I’ve used my eyes to interact with a virtual world before, but startup Neurable just enhanced that experience by reading my thoughts too.
At SIGGRAPH this week the Boston-based startup is showing its modified HTC Vive which include EEG (Electroencephalography) sensors along the interior of the headstrap. This is combined with eye-tracking technology from German firm SMI, which may have just been acquired by Apple. The EEG sensors’ comb-like structure dug through my hair to subtly make contact against my scalp where they detected brain activity. It is definitely alarming to hear someone outside VR say my brain is looking good.
What followed was a brief training session where a group of objects floated in front of me — a train, ball and block among them. Each time one of them rotated I was told to focus on that object and think “grab” in my mind. I did so a number of times for several of the objects, all successful.
Afterward there was a test. I was told to just think of the object I wanted. I tried not to stare directly at the object I wanted but five out of five times the correct object was picked as I thought about it. A sixth time the wrong object was selected but it occurred as someone was talking to me and I was distracted. As I refocused, almost immediately the correct object moved toward me.
In the video above you can see each of the objects flash. Neurable CEO and President Ramses Alcaide says they are able to detect these flashes in my brain even though they register subconsciously. He said the eye tracking inside the headset wasn’t active during the training and test portion of the demonstration. It became active during the next portion of the demo meant to show the potential of the system in a game environment. Here’s how Neurable describes it:
Neurable is debuting Awakening, a VR game preview made in partnership with eStudiofuture, at SIGGRAPH 2017 in Los Angeles. Awakening is a futuristic story reminiscent of Stranger Things: you are a child held prisoner in a government science laboratory. You discover that experiments have endowed you with telekinetic powers. You must use those powers to escape your cell, defeat the robotic prison guards, and free yourself from the lab. The game allows you to manipulate objects and battle foes with your mind, and is played entirely without handheld controllers.

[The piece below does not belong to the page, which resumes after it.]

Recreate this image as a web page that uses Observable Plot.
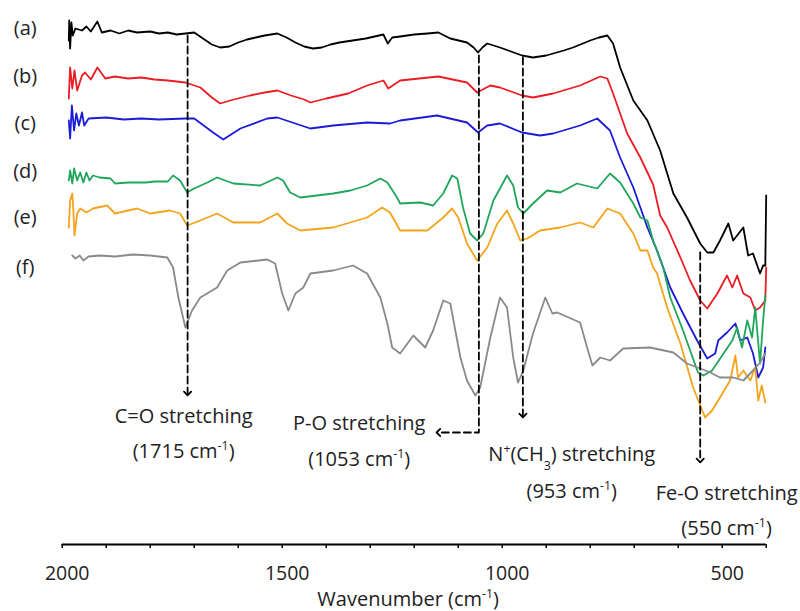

According to Neurable, this works using machine learning to interpret “your brain activity in real time to afford virtual powers of telekinesis.” The company offers an SDK so Unity developers can integrate the system into a game.
I was able to select a group of objects on the ground of my holding cell just by thinking about them and then use them to try and escape. I was offered some hints from outside VR to escape the room but the selection with my mind worked to grab the objects I wanted. As I moved into a lab, I looked around at the counter tops and thought about the objects to toss at a robot approaching me. One of them was a keyboard. As I thought the word “grab” it floated toward me. Object after object I tossed at the incoming robots until I progressed through to the end of the level.
“We have two modes. Pure EEG mode, which just determines the object you want and brings it to you directly, and we have a mode that is a hybrid BCI [brain-computer interface] mode, and in that mode we can use the eyes as a type of mouse where you can move your eyes near…the object you want to select,” said Alcaide. “From there your brain tells us which one you clicked on.”
In the video above you can see me sort of covering my face as a kind of surprised reaction each time the system correctly identified which object I wanted. I was frankly in shock — I really didn’t expect it to work as well as it did. Both this brain-computer interface and the earlier eye tracking demo I tried felt like true super powers.
According to Alcaide, Neurable raised around $2 million and has 13 employees.
“I think the future of mixed reality interactions is an ecosystem of solutions that incorporates voice, gesture control, eye tracking and the missing link to that entire puzzle which is brain-computer interfaces…we need some sort of system that prevents the action from happening until the user wants it to happen, and that’s where brain-computer interfaces come in,” said Alcaide. “In my opinion mixed reality cannot become a ubiquitous computing platform like the iPhone, or like the computer, until we have brain-computer interfaces as part of the solution.”